The station, and Sague himself, publicly advocated for the use of courtroom photography and broadcasting in the Judiciary of Ohio. On April 25, 1957, WSRS and Sague hosted a private screening of mass murderer Jack Gilbert Graham's trial, compiled from television and film coverage, for the judges of the Cuyahoga County Court of Common Pleas; Graham's trial was the first one to have such coverage. WSRS would also make news on July 15, 1958, when two on-air hosts of a panel discussion program dealing with trade unions and right to work legislation were attacked by two unknown assailants outside the studio; the station had previously been subject to a series of threatening telephone calls over the program's subject matter. Rival organizations Ohioans for the Right-to-Work and the Cleveland AFL-CIO both offered up rewards for the arrests and convictions of the attackers.

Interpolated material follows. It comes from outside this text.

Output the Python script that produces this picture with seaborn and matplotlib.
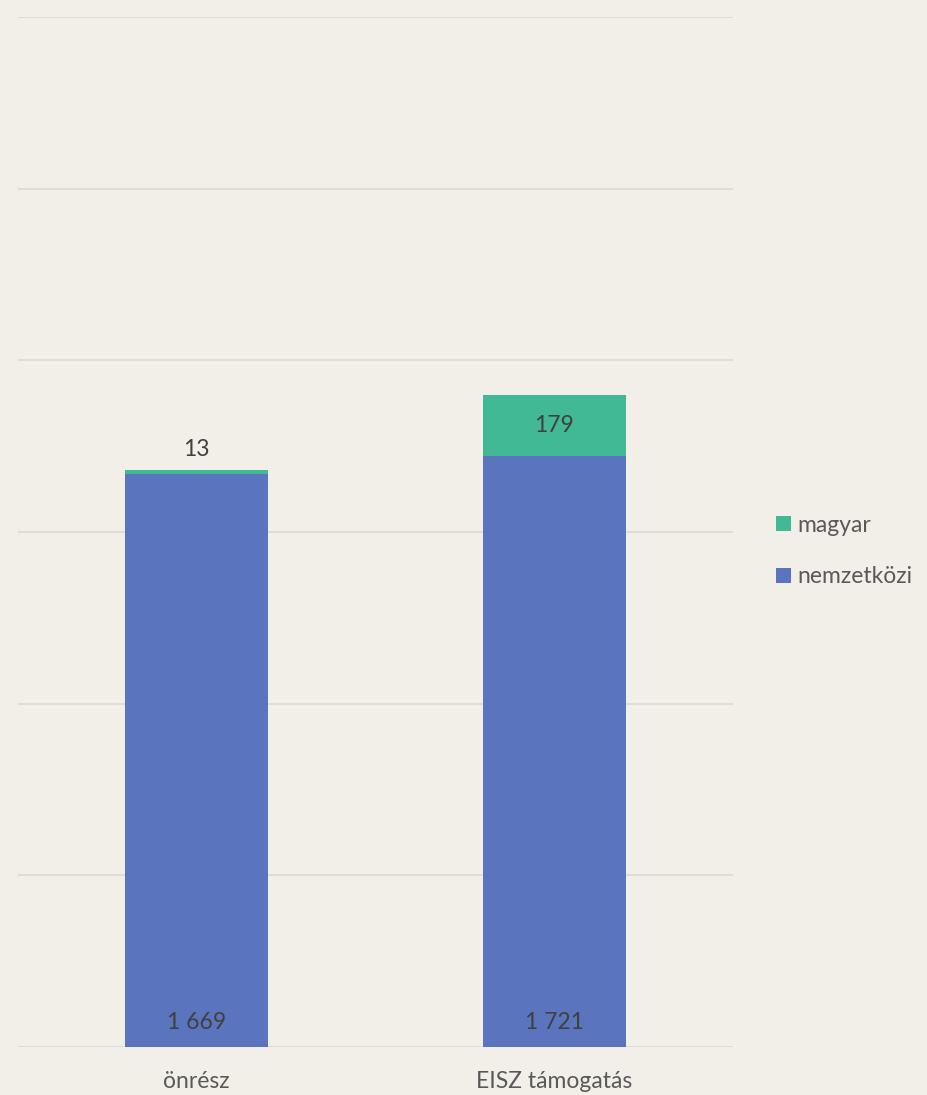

Originally an independent station, WSRS picked up an affiliation with the Mutual Broadcasting System on September 30, 1956, then added ABC Radio Network programming in January 1958 after WJW (850 AM) dropped the affiliation. The dual affiliation lasted until that July 23, when Mutual programming moved to WDOK (1260 AM).

Sague initially sold WSRS and WSRS-FM to John Kluge for $500,000 in July 1958 under the "Shawn Broadcasting Company" name. That sale was withheld by the FCC, then withdrawn by Sague, due to a review of WLOF-TV/Orlando's establishment by the commission, of which Kluge was a principal in; Kluge also acquired controlling interest in Metropolitan Broadcasting, which had purchased WHK (1420 AM) and WHK-FM (100.7) earlier in the year. Consequently, Sague sold 95% of both stations to Richard Eaton's United Broadcasting for $306,000, plus a consultant's fee of $20,000 annually for five years, and a five-year non-compete clause preventing him from working for any other station in the Cleveland market.